Other than the preventative measures we’ve mentioned above, you should also implement stopgaps to limit the damage from an unforeseen attack. For example, FumbleChain could add an upper limit to the amount a wallet can hold. Doing so ensures that even if someone capitalized on this exploit, (s)he would be limited in the amount they could steal.
Our Blockchain Penetration Testing Discovers Even More
In our blockchain penetration testing process, we found two additional vulnerabilities that the FumbleChain team hadn’t created purposely.
Vulnerability #4
Considering the looming threat of nation-state level actors with ample resources, we determined that the RSA 1024bit Asymmetric Key Encryption that FumbleChain currently uses is insufficient. Continuing to use that encryption method for private/public key generation is likely to expose wallets over time.
Instead, we suggest that FumbleChain switch to an RSA 2048bit encryption scheme, at minimum, migrating previous wallets to the new scheme as well.
Vulnerability #5
Equally as important, we discovered that FumbleChain contains at least one denial of service (DOS) vulnerability. A malicious actor could overwhelm the system by mining blocks at such a high speed that it would overwhelm the other nodes. Testing this vulnerability was outside our scope, so we’re unsure of the impact that this type of attack could have.
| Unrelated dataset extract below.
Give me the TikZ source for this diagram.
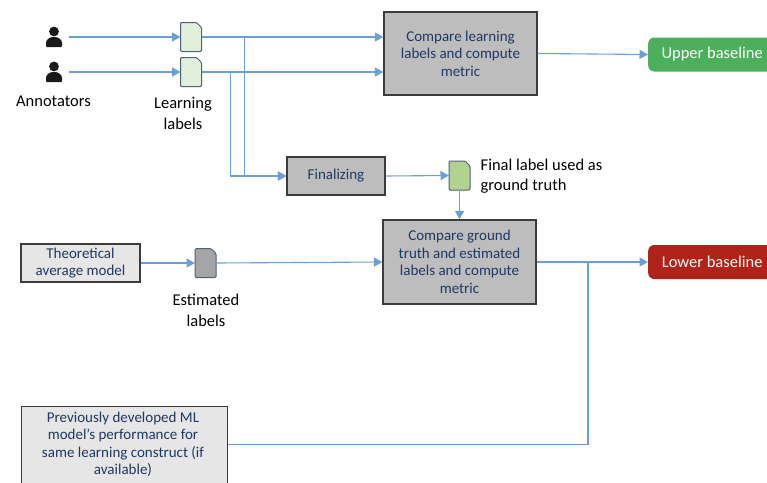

A simple solution to this DOS vulnerability is to implement some single-origin block and transaction rate-limiting, although we would need to perform additional testing to see how appropriate this solution would be.
Think Like a Criminal
We were able to discover every FumbleChain vulnerability (plus two extras) because the blockchain penetration testing process forces you to analyze the network as if you’re the person attacking it. Just as with traditional penetration testing, it places you in the shoes of potential cybercriminals, providing you with the most effective way to keep your organization protected. Think like your attackers, and start protecting your blockchain today.